__Required work__: Repeat each entry word for word. Leave any images out of the copy.

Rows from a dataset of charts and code

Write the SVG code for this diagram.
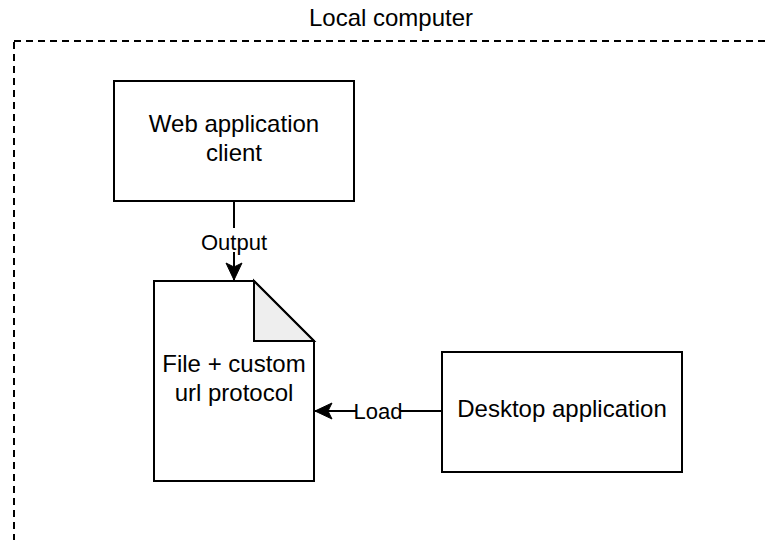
<svg xmlns="http://www.w3.org/2000/svg" width="765" height="540" viewBox="0 0 765 540">
<style>
.box{fill:#ffffff;stroke:#000000;stroke-width:2}
.t{font-family:"Liberation Sans",Arial,sans-serif;font-size:24px;fill:#000000;text-anchor:middle}
.lbl{font-family:"Liberation Sans",Arial,sans-serif;font-size:22px;fill:#000000;text-anchor:middle}
.edge{fill:none;stroke:#000000;stroke-width:2}
</style>
<defs>
<marker id="arr" viewBox="0 0 20 20" refX="18" refY="10" markerWidth="20" markerHeight="20" markerUnits="userSpaceOnUse" orient="auto">
<path d="M18,10 L1,2 L5,10 L1,18 Z" fill="#000000" stroke="#000000" stroke-width="1"/>
</marker>
</defs>
<rect width="765" height="540" fill="#ffffff"/>
<g id="local-computer">
<rect x="14" y="41" width="800" height="560" fill="none" stroke="#000000" stroke-width="2" stroke-dasharray="7 5"/>
<text class="t" x="391" y="26">Local computer</text>
</g>
<g id="web-client">
<rect class="box" x="114" y="81" width="240" height="120"/>
<text class="t" x="234" y="132">Web application</text>
<text class="t" x="234" y="161">client</text>
</g>
<g id="file-note">
<path class="box" d="M154,281 H254 L314,341 V481 H154 Z"/>
<path d="M254,281 V341 H314 Z" fill="#eeeeee" stroke="#000000" stroke-width="2" stroke-linejoin="miter"/>
<text class="t" x="234" y="372">File + custom</text>
<text class="t" x="234" y="401">url protocol</text>
</g>
<g id="desktop-app">
<rect class="box" x="442" y="352" width="240" height="120"/>
<text class="t" x="562" y="417">Desktop application</text>
</g>
<g id="connectors">
<path class="edge" d="M234,201 V280" marker-end="url(#arr)"/>
<rect x="200" y="228" width="68" height="24" fill="#ffffff"/>
<text class="lbl" x="234" y="250">Output</text>
<path class="edge" d="M442,411 H315" marker-end="url(#arr)"/>
<rect x="356" y="399" width="44" height="24" fill="#ffffff"/>
<text class="lbl" x="378" y="419">Load</text>
</g>
</svg>
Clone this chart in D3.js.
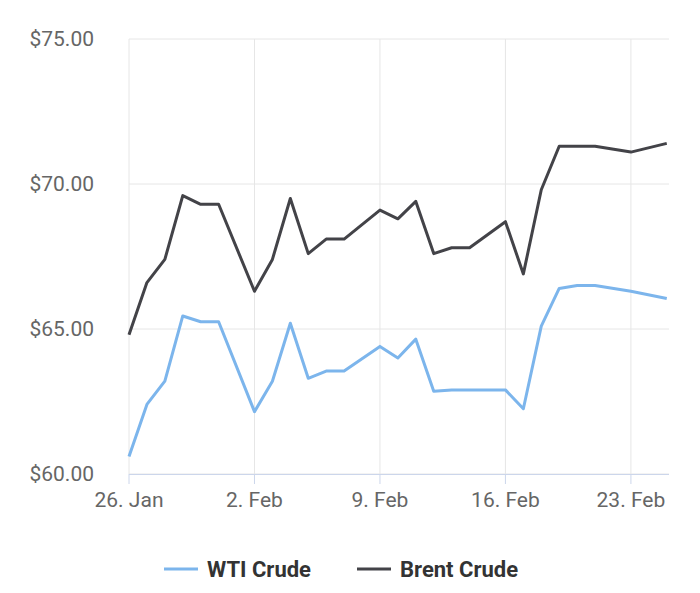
<!DOCTYPE html>
<html><head><meta charset="utf-8">
<script src="https://cdn.jsdelivr.net/npm/d3@7"></script>
<style>body{margin:0;background:#fff}text{font-family:Roboto,sans-serif}</style>
</head><body><svg id="c" width="700" height="593"></svg>
<script>
const dayOffsets = [0,1,2,3,4,5,7,8,9,10,11,12,14,15,16,17,18,19,21,22,23,24,25,26,28,30];
const wti = [60.6,62.4,63.2,65.45,65.25,65.25,62.15,63.2,65.2,63.3,63.55,63.55,64.4,64.0,64.65,62.85,62.9,62.9,62.9,62.25,65.1,66.4,66.5,66.5,66.3,66.05];
const brent = [64.8,66.6,67.4,69.6,69.3,69.3,66.3,67.4,69.5,67.6,68.1,68.1,69.1,68.8,69.4,67.6,67.8,67.8,68.7,66.9,69.8,71.3,71.3,71.3,71.1,71.4];
const yTicks = [60,65,70,75];
const series = [{name:"WTI Crude",values:wti,color:"#7cb5ec"},{name:"Brent Crude",values:brent,color:"#434348"}];

const start = new Date(2018,0,26);
const dates = dayOffsets.map(d => d3.timeDay.offset(start, d));
const svg = d3.select("#c");
const x = d3.scaleTime().domain([start, new Date(2018,1,25,3)]).range([129,669]);
const y = d3.scaleLinear().domain([60,75]).range([474,39]);
const xTicks = [0,7,14,21,28].map(d => d3.timeDay.offset(start,d));
const fmt = d3.timeFormat("%-d. %b");

svg.append("g").selectAll("line").data(xTicks).join("line")
  .attr("x1",d=>x(d)).attr("x2",d=>x(d)).attr("y1",39).attr("y2",474).attr("stroke","#e6e6e6");
svg.append("g").selectAll("line").data(yTicks).join("line")
  .attr("x1",129).attr("x2",669).attr("y1",d=>y(d)).attr("y2",d=>y(d)).attr("stroke","#e6e6e6");
svg.append("line").attr("x1",129).attr("x2",669).attr("y1",474.5).attr("y2",474.5).attr("stroke","#ccd6eb");
svg.append("g").selectAll("line").data(xTicks).join("line")
  .attr("x1",d=>x(d)).attr("x2",d=>x(d)).attr("y1",474).attr("y2",484).attr("stroke","#ccd6eb");
svg.append("g").selectAll("text").data(xTicks).join("text")
  .attr("x",d=>x(d)).attr("y",507).attr("text-anchor","middle").attr("font-size",21).attr("fill","#666").text(fmt);
svg.append("g").selectAll("text").data(yTicks).join("text")
  .attr("x",94).attr("y",d=>y(d)+7).attr("text-anchor","end").attr("font-size",21).attr("fill","#666")
  .text(d=>"$"+d.toFixed(2));

const line = d3.line().x((d,i)=>x(dates[i])).y(d=>y(d));
series.forEach(s => svg.append("path").attr("d",line(s.values)).attr("fill","none")
  .attr("stroke",s.color).attr("stroke-width",3).attr("stroke-linejoin","round"));

const lg = svg.append("g");
const lx = [164,357];
series.forEach((s,i)=>{
  lg.append("line").attr("x1",lx[i]).attr("x2",lx[i]+34).attr("y1",569).attr("y2",569).attr("stroke",s.color).attr("stroke-width",3);
  lg.append("text").attr("x",lx[i]+43).attr("y",577).attr("font-size",22).attr("font-weight","bold").attr("fill","#333").text(s.name);
});
</script></body></html>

__Result of this exercise__:
Write the SVG code for this diagram.
<svg xmlns="http://www.w3.org/2000/svg" width="765" height="540" viewBox="0 0 765 540">
<style>
.box{fill:#ffffff;stroke:#000000;stroke-width:2}
.t{font-family:"Liberation Sans",Arial,sans-serif;font-size:24px;fill:#000000;text-anchor:middle}
.lbl{font-family:"Liberation Sans",Arial,sans-serif;font-size:22px;fill:#000000;text-anchor:middle}
.edge{fill:none;stroke:#000000;stroke-width:2}
</style>
<defs>
<marker id="arr" viewBox="0 0 20 20" refX="18" refY="10" markerWidth="20" markerHeight="20" markerUnits="userSpaceOnUse" orient="auto">
<path d="M18,10 L1,2 L5,10 L1,18 Z" fill="#000000" stroke="#000000" stroke-width="1"/>
</marker>
</defs>
<rect width="765" height="540" fill="#ffffff"/>
<g id="local-computer">
<rect x="14" y="41" width="800" height="560" fill="none" stroke="#000000" stroke-width="2" stroke-dasharray="7 5"/>
<text class="t" x="391" y="26">Local computer</text>
</g>
<g id="web-client">
<rect class="box" x="114" y="81" width="240" height="120"/>
<text class="t" x="234" y="132">Web application</text>
<text class="t" x="234" y="161">client</text>
</g>
<g id="file-note">
<path class="box" d="M154,281 H254 L314,341 V481 H154 Z"/>
<path d="M254,281 V341 H314 Z" fill="#eeeeee" stroke="#000000" stroke-width="2" stroke-linejoin="miter"/>
<text class="t" x="234" y="372">File + custom</text>
<text class="t" x="234" y="401">url protocol</text>
</g>
<g id="desktop-app">
<rect class="box" x="442" y="352" width="240" height="120"/>
<text class="t" x="562" y="417">Desktop application</text>
</g>
<g id="connectors">
<path class="edge" d="M234,201 V280" marker-end="url(#arr)"/>
<rect x="200" y="228" width="68" height="24" fill="#ffffff"/>
<text class="lbl" x="234" y="250">Output</text>
<path class="edge" d="M442,411 H315" marker-end="url(#arr)"/>
<rect x="356" y="399" width="44" height="24" fill="#ffffff"/>
<text class="lbl" x="378" y="419">Load</text>
</g>
</svg>
Clone this chart in D3.js.
<!DOCTYPE html>
<html><head><meta charset="utf-8">
<script src="https://cdn.jsdelivr.net/npm/d3@7"></script>
<style>body{margin:0;background:#fff}text{font-family:Roboto,sans-serif}</style>
</head><body><svg id="c" width="700" height="593"></svg>
<script>
const dayOffsets = [0,1,2,3,4,5,7,8,9,10,11,12,14,15,16,17,18,19,21,22,23,24,25,26,28,30];
const wti = [60.6,62.4,63.2,65.45,65.25,65.25,62.15,63.2,65.2,63.3,63.55,63.55,64.4,64.0,64.65,62.85,62.9,62.9,62.9,62.25,65.1,66.4,66.5,66.5,66.3,66.05];
const brent = [64.8,66.6,67.4,69.6,69.3,69.3,66.3,67.4,69.5,67.6,68.1,68.1,69.1,68.8,69.4,67.6,67.8,67.8,68.7,66.9,69.8,71.3,71.3,71.3,71.1,71.4];
const yTicks = [60,65,70,75];
const series = [{name:"WTI Crude",values:wti,color:"#7cb5ec"},{name:"Brent Crude",values:brent,color:"#434348"}];

const start = new Date(2018,0,26);
const dates = dayOffsets.map(d => d3.timeDay.offset(start, d));
const svg = d3.select("#c");
const x = d3.scaleTime().domain([start, new Date(2018,1,25,3)]).range([129,669]);
const y = d3.scaleLinear().domain([60,75]).range([474,39]);
const xTicks = [0,7,14,21,28].map(d => d3.timeDay.offset(start,d));
const fmt = d3.timeFormat("%-d. %b");

svg.append("g").selectAll("line").data(xTicks).join("line")
  .attr("x1",d=>x(d)).attr("x2",d=>x(d)).attr("y1",39).attr("y2",474).attr("stroke","#e6e6e6");
svg.append("g").selectAll("line").data(yTicks).join("line")
  .attr("x1",129).attr("x2",669).attr("y1",d=>y(d)).attr("y2",d=>y(d)).attr("stroke","#e6e6e6");
svg.append("line").attr("x1",129).attr("x2",669).attr("y1",474.5).attr("y2",474.5).attr("stroke","#ccd6eb");
svg.append("g").selectAll("line").data(xTicks).join("line")
  .attr("x1",d=>x(d)).attr("x2",d=>x(d)).attr("y1",474).attr("y2",484).attr("stroke","#ccd6eb");
svg.append("g").selectAll("text").data(xTicks).join("text")
  .attr("x",d=>x(d)).attr("y",507).attr("text-anchor","middle").attr("font-size",21).attr("fill","#666").text(fmt);
svg.append("g").selectAll("text").data(yTicks).join("text")
  .attr("x",94).attr("y",d=>y(d)+7).attr("text-anchor","end").attr("font-size",21).attr("fill","#666")
  .text(d=>"$"+d.toFixed(2));

const line = d3.line().x((d,i)=>x(dates[i])).y(d=>y(d));
series.forEach(s => svg.append("path").attr("d",line(s.values)).attr("fill","none")
  .attr("stroke",s.color).attr("stroke-width",3).attr("stroke-linejoin","round"));

const lg = svg.append("g");
const lx = [164,357];
series.forEach((s,i)=>{
  lg.append("line").attr("x1",lx[i]).attr("x2",lx[i]+34).attr("y1",569).attr("y2",569).attr("stroke",s.color).attr("stroke-width",3);
  lg.append("text").attr("x",lx[i]+43).attr("y",577).attr("font-size",22).attr("font-weight","bold").attr("fill","#333").text(s.name);
});
</script></body></html>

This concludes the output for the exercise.